Stories about running away, whether from a bad life situation or simply out of boredom, are not hard to find. It’s human nature, I think, to occasionally want or need a change of scenery. There have been times in my life that I wished I could drop what I was doing and run off to somewhere new and (therefore) exciting.
In the ancient Mediterranean, tales of people running off were not uncommon. Even the supposed foundational piece of Greek literature, the Iliad, can be seen as the story of Helen running away from Sparta! Aeneas, as portrayed in the Aeneid, fled his home of Troy rather than dying in its futile defense.
These are, of course, mythological stories about “heroes” and their deeds. But we know that in historical times, people also ran away, for one reason or another. For one Paphlagonian household in the second century AD, a son’s sudden and unscheduled departure led to the deaths of servants and a public confrontation for one of the era’s most controversial conmen.
Back in Roman Egypt
Sometime during the period in which Alexander of Abonoteichus (ca. 105-ca. 170) was preaching his newly created Cult of Glycon (an ancient snake god), a son from a presumably well-off Paphlagonian household was studying in Alexandria.

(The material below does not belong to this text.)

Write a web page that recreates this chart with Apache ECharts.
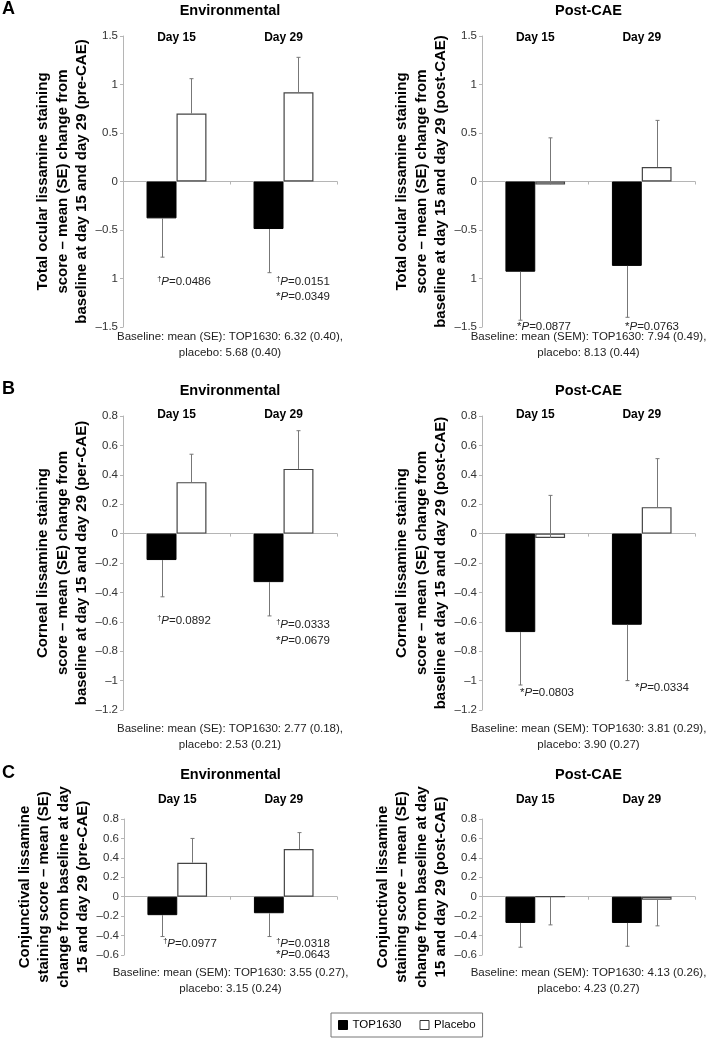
<!DOCTYPE html>
<html>
<head>
<meta charset="utf-8">
<script src="https://cdn.jsdelivr.net/npm/echarts@6/dist/echarts.min.js"></script>
<style>
  html, body { margin: 0; padding: 0; background: #fff; }
  #main { width: 707px; height: 1038px; }
</style>
</head>
<body>
<div id="main"></div>
<script>
const days = ['Day 15', 'Day 29'];

// A - total ocular lissamine staining
const aEnvTop = [-0.38, -0.49];
const aEnvTopErr = [-0.78, -0.94];
const aEnvPla = [0.70, 0.92];
const aEnvPlaErr = [1.06, 1.28];
const aPostTop = [-0.93, -0.87];
const aPostTopErr = [-1.43, -1.40];
const aPostPla = [-0.03, 0.15];
const aPostPlaErr = [0.45, 0.63];

// B - corneal
const bEnvTop = [-0.18, -0.33];
const bEnvTopErr = [-0.43, -0.56];
const bEnvPla = [0.35, 0.44];
const bEnvPlaErr = [0.54, 0.70];
const bPostTop = [-0.67, -0.62];
const bPostTopErr = [-1.03, -1.00];
const bPostPla = [-0.03, 0.18];
const bPostPlaErr = [0.26, 0.51];

// C - conjunctival
const cEnvTop = [-0.19, -0.17];
const cEnvTopErr = [-0.41, -0.41];
const cEnvPla = [0.35, 0.49];
const cEnvPlaErr = [0.60, 0.66];
const cPostTop = [-0.27, -0.27];
const cPostTopErr = [-0.52, -0.51];
const cPostPla = [0, -0.03];
const cPostPlaErr = [-0.29, -0.30];

// p-value notes under each day
const aEnvP = [['†P=0.0486'], ['†P=0.0151', '*P=0.0349']];
const aPostP = [['*P=0.0877'], ['*P=0.0763']];
const bEnvP = [['†P=0.0892'], ['†P=0.0333', '*P=0.0679']];
const bPostP = [['*P=0.0803'], ['*P=0.0334']];
const cEnvP = [['†P=0.0977'], ['†P=0.0318', '*P=0.0643']];
const cPostP = [[], []];

const aEnvBase = ['Baseline: mean (SE): TOP1630: 6.32 (0.40),', 'placebo: 5.68 (0.40)'];
const aPostBase = ['Baseline: mean (SEM): TOP1630: 7.94 (0.49),', 'placebo: 8.13 (0.44)'];
const bEnvBase = ['Baseline: mean (SE): TOP1630: 2.77 (0.18),', 'placebo: 2.53 (0.21)'];
const bPostBase = ['Baseline: mean (SEM): TOP1630: 3.81 (0.29),', 'placebo: 3.90 (0.27)'];
const cEnvBase = ['Baseline: mean (SEM): TOP1630: 3.55 (0.27),', 'placebo: 3.15 (0.24)'];
const cPostBase = ['Baseline: mean (SEM): TOP1630: 4.13 (0.26),', 'placebo: 4.23 (0.27)'];

const FONT = '"Liberation Sans", Arial, sans-serif';
const BAR_FRAC = 0.28;

const panels = [
  { letter: 'A', title: 'Environmental', top: aEnvTop, topErr: aEnvTopErr, pla: aEnvPla, plaErr: aEnvPlaErr,
    notes: aEnvP, base: aEnvBase, min: -1.5, max: 1.5, step: 0.5, noMinusOne: true,
    name: 'Total ocular lissamine staining\nscore – mean (SE) change from\nbaseline at day 15 and day 29 (pre-CAE)',
    grid: { left: 123, top: 36, width: 214, height: 291 }, dayMargin: -8,
    titleY: 11, baseY: 337, notePos: [[184, 282], [303, 282]], noteStep: 15 },
  { title: 'Post-CAE', top: aPostTop, topErr: aPostTopErr, pla: aPostPla, plaErr: aPostPlaErr,
    notes: aPostP, base: aPostBase, min: -1.5, max: 1.5, step: 0.5, noMinusOne: true,
    name: 'Total ocular lissamine staining\nscore – mean (SE) change from\nbaseline at day 15 and day 29 (post-CAE)',
    grid: { left: 482, top: 36, width: 213, height: 291 }, dayMargin: -8,
    titleY: 11, baseY: 337, notePos: [[544, 327], [652, 327]], noteStep: 15 },
  { letter: 'B', title: 'Environmental', top: bEnvTop, topErr: bEnvTopErr, pla: bEnvPla, plaErr: bEnvPlaErr,
    notes: bEnvP, base: bEnvBase, min: -1.2, max: 0.8, step: 0.2,
    name: 'Corneal lissamine staining\nscore – mean (SE) change from\nbaseline at day 15 and day 29 (per-CAE)',
    grid: { left: 123, top: 416, width: 214, height: 294 }, dayMargin: -5,
    titleY: 391, baseY: 729, notePos: [[184, 621], [303, 625]], noteStep: 15.5 },
  { title: 'Post-CAE', top: bPostTop, topErr: bPostTopErr, pla: bPostPla, plaErr: bPostPlaErr,
    notes: bPostP, base: bPostBase, min: -1.2, max: 0.8, step: 0.2,
    name: 'Corneal lissamine staining\nscore – mean (SE) change from\nbaseline at day 15 and day 29 (post-CAE)',
    grid: { left: 482, top: 416, width: 213, height: 294 }, dayMargin: -5,
    titleY: 391, baseY: 729, notePos: [[547, 693], [662, 688]], noteStep: 15 },
  { letter: 'C', title: 'Environmental', top: cEnvTop, topErr: cEnvTopErr, pla: cEnvPla, plaErr: cEnvPlaErr,
    notes: cEnvP, base: cEnvBase, min: -0.6, max: 0.8, step: 0.2,
    name: 'Conjunctival lissamine\nstaining score – mean (SE)\nchange from baseline at day\n15 and day 29 (pre-CAE)',
    grid: { left: 124, top: 819, width: 213, height: 136 }, dayMargin: 13,
    titleY: 775, baseY: 973, notePos: [[190, 944], [303, 944]], noteStep: 10.5 },
  { title: 'Post-CAE', top: cPostTop, topErr: cPostTopErr, pla: cPostPla, plaErr: cPostPlaErr,
    notes: cPostP, base: cPostBase, min: -0.6, max: 0.8, step: 0.2,
    name: 'Conjunctival lissamine\nstaining score – mean (SE)\nchange from baseline at day\n15 and day 29 (post-CAE)',
    grid: { left: 482, top: 819, width: 213, height: 136 }, dayMargin: 13,
    titleY: 775, baseY: 973, notePos: [], noteStep: 15 }
];

function tickText(v, noMinusOne) {
  if (noMinusOne && Math.abs(v + 1) < 1e-9) return '1';
  const s = String(+v.toFixed(2));
  return s.replace('-', '–');
}

function renderErr(params, api) {
  const cat = api.value(0);
  const val = api.value(1);
  const end = api.value(2);
  const slot = api.value(3);
  const band = api.size([1, 0])[0];
  const off = (slot === 0 ? -1 : 1) * band * BAR_FRAC / 2;
  const p0 = api.coord([cat, val]);
  const p1 = api.coord([cat, end]);
  const x = Math.round(p0[0] + off) + 0.5;
  return {
    type: 'group',
    children: [
      { type: 'line', shape: { x1: x, y1: p0[1], x2: x, y2: p1[1] }, style: { stroke: '#777', lineWidth: 1 } },
      { type: 'line', shape: { x1: x - 2, y1: p1[1], x2: x + 2, y2: p1[1] }, style: { stroke: '#777', lineWidth: 1 } }
    ]
  };
}

const grids = [], xAxes = [], yAxes = [], series = [], graphics = [];

panels.forEach((p, i) => {
  grids.push(Object.assign({ containLabel: false }, p.grid));
  xAxes.push({
    type: 'category', gridIndex: i, data: days, position: 'bottom',
    axisLine: { onZero: true, lineStyle: { color: '#b5b5b5', width: 1 } },
    axisTick: { show: true, length: 3, lineStyle: { color: '#b5b5b5' } },
    axisLabel: { show: false }, splitLine: { show: false }
  });
  xAxes.push({
    type: 'category', gridIndex: i, data: days, position: 'top',
    axisLine: { show: false, onZero: false }, axisTick: { show: false },
    axisLabel: { show: true, margin: p.dayMargin, fontFamily: FONT, fontWeight: 'bold', fontSize: 12, color: '#000' }
  });
  yAxes.push({
    type: 'value', gridIndex: i, min: p.min, max: p.max, interval: p.step,
    axisLine: { show: true, lineStyle: { color: '#b5b5b5' } },
    axisTick: { show: true, length: 3, lineStyle: { color: '#b5b5b5' } },
    splitLine: { show: false },
    axisLabel: { margin: 5, fontFamily: FONT, fontSize: 11.5, color: '#333',
      formatter: v => tickText(v, p.noMinusOne) },
    name: p.name, nameLocation: 'middle', nameRotate: 90, nameGap: 31,
    nameTextStyle: { fontFamily: FONT, fontWeight: 'bold', fontSize: 15, lineHeight: 19.5, color: '#000', align: 'center' }
  });
  series.push({
    name: 'TOP1630', type: 'bar', xAxisIndex: 2 * i, yAxisIndex: i, data: p.top,
    barWidth: (BAR_FRAC * 100) + '%', barGap: '0%',
    itemStyle: { color: '#000', borderColor: '#000', borderWidth: 1 }
  });
  series.push({
    name: 'Placebo', type: 'bar', xAxisIndex: 2 * i, yAxisIndex: i, data: p.pla,
    barWidth: (BAR_FRAC * 100) + '%', barGap: '0%',
    itemStyle: { color: '#fff', borderColor: '#444', borderWidth: 1.2 }
  });
  const errData = [];
  days.forEach((d, k) => {
    errData.push([k, p.top[k], p.topErr[k], 0]);
    errData.push([k, p.pla[k], p.plaErr[k], 1]);
  });
  series.push({
    type: 'custom', xAxisIndex: 2 * i, yAxisIndex: i, renderItem: renderErr,
    data: errData, z: 5, silent: true
  });

  const cx = p.grid.left + p.grid.width / 2;
  graphics.push({ type: 'text', style: { text: p.title, x: cx, y: p.titleY, textAlign: 'center', textVerticalAlign: 'middle',
    font: 'bold 14.5px ' + FONT, fill: '#000' } });
  if (p.letter) {
    graphics.push({ type: 'text', style: { text: p.letter, x: 2, y: p.titleY - 2, textAlign: 'left', textVerticalAlign: 'middle',
      font: 'bold 18px ' + FONT, fill: '#000' } });
  }
  p.base.forEach((t, k) => {
    graphics.push({ type: 'text', style: { text: t, x: cx, y: p.baseY + k * 15.5, textAlign: 'center', textVerticalAlign: 'middle',
      font: '11.5px ' + FONT, fill: '#222' } });
  });
  p.notePos.forEach((pos, k) => {
    p.notes[k].forEach((t, j) => {
      const rt = t.replace('†', '{d|†}').replace('P', '{i|P}');
      graphics.push({ type: 'text', style: { text: rt, x: pos[0], y: pos[1] + j * p.noteStep,
        textAlign: 'center', textVerticalAlign: 'middle', font: '11.5px ' + FONT, fill: '#222',
        rich: { d: { fontSize: 7.5, fontFamily: FONT, verticalAlign: 'top', fill: '#222', lineHeight: 14 },
                i: { fontSize: 11.5, fontFamily: FONT, fontStyle: 'italic', fill: '#222' } } } });
    });
  });
});

const chart = echarts.init(document.getElementById('main'), null, { renderer: 'canvas' });
chart.setOption({
  animation: false,
  backgroundColor: '#fff',
  textStyle: { fontFamily: FONT },
  grid: grids,
  xAxis: xAxes,
  yAxis: yAxes,
  legend: {
    data: [
      { name: 'TOP1630', itemStyle: { color: '#000', borderColor: '#000', borderWidth: 1 } },
      { name: 'Placebo', itemStyle: { color: '#fff', borderColor: '#333', borderWidth: 1 } }
    ],
    left: 331, top: 1013, icon: 'rect', itemWidth: 9, itemHeight: 9, itemGap: 18,
    padding: [6, 7, 6, 7], borderColor: '#777', borderWidth: 1,
    textStyle: { fontFamily: FONT, fontSize: 11.5, color: '#000' }, selectedMode: false
  },
  series: series,
  graphic: graphics
});
</script>
</body>
</html>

One day, the young man decided to take a boat ride up the Nile. This was probably a relaxing escape from the bustling city that sat in the vast river’s delta. Going up the river, he would have seen a variety of wildlife, cities, towns and villages scattered about, and the constant flow of traffic carrying goods north and south. Egypt’s great river was the super highway, the Autobahn, of its time.
He went all the way to Clysma, an important, though probably small, settlement at the head of the Gulf of Suez. Its importance lies in the fact that roads from Sinai, Palestine, and Egypt intersected there, and because it was positioned at the outlet of a canal that linked the Nile and the Red Sea.
Here, the young student made a fateful decision; he hopped aboard a ship bound for a faraway land. As Lucian puts it in the mouth of an unnamed Epicurean, “as a vessel was just putting to sea, [he] was induced to join others in a voyage to India” (Alex. 44; from the translation found here).
His choice was not an inconsequential one for two reasons. The first is that this was a trip that would probably take around a year. Using the annual monsoons to get back and forth across the Indian Ocean means that ships would linger in the east until they could catch a helpful wind back towards the Red Sea. Thus, the student was making a long-term commitment, perhaps unknowingly.
The second reason that this was a consequential decision, is that it ultimately led to the deaths of his servants. When he didn’t return from what should have been a short journey up the Nile, they reported back to his family in Paphlagonia. Although it seems that the father was at first unsure what to do, Alexander the False Prophet, as Lucian referred to him, prevailed upon him “to put his servants on trial for their lives.”
Thus, they were brought before the Roman governor of Galatia and charged with murdering the son. They were found guilty and executed, perhaps by being fed to animals in a gory public display. Lucian says that they were killed, “given over to the wild beasts.”
Not long after this, though, the son showed up, perhaps with a tropical tan and a new understanding of the hardships faced by sailors. His servants had been sentenced to death for a crime that they didn’t commit – a crime that actually never occurred.
The moral of the story
Within this story, used as evidence of Alexander’s status as a “false prophet” and a dangerous man, we learn a few interesting things. India was an alluring place in the second century AD; so much so that a story of a young, studious, man deciding on a whim to sail thither was perhaps not considered out of the ordinary.
Although we are not privy to his decision-making process, I assume that it was the draw of an exotic place and, probably, romantic tales of sailors and merchants. As we will see in a book soon to be reviewed here on Ancient World Magazine, there is good reason to believe that by this time Mediterranean imaginations had been captured by the east, and India in particular.
But we also learn something of the relationship between master and servant from this tale. The servants sent to Alexandria with the unnamed son were clearly trusted individuals, and probably had been with the family for some time. But when the student did not return to Paphlagonia, the father did not listen to the servants’ ideas of what could have happened. They suggested that maybe he died on the cruise up the Nile, or that he was taken by brigands.
Instead, the father listens to a wandering prophet of an emergent faith, Alexander. He put more trust in the “oracle” provided by this man than in the words of his own servants. This is probably an indication of the dire situation in which people of this class found themselves. They died when their master elected to believe the bollocks of a snake god salesman.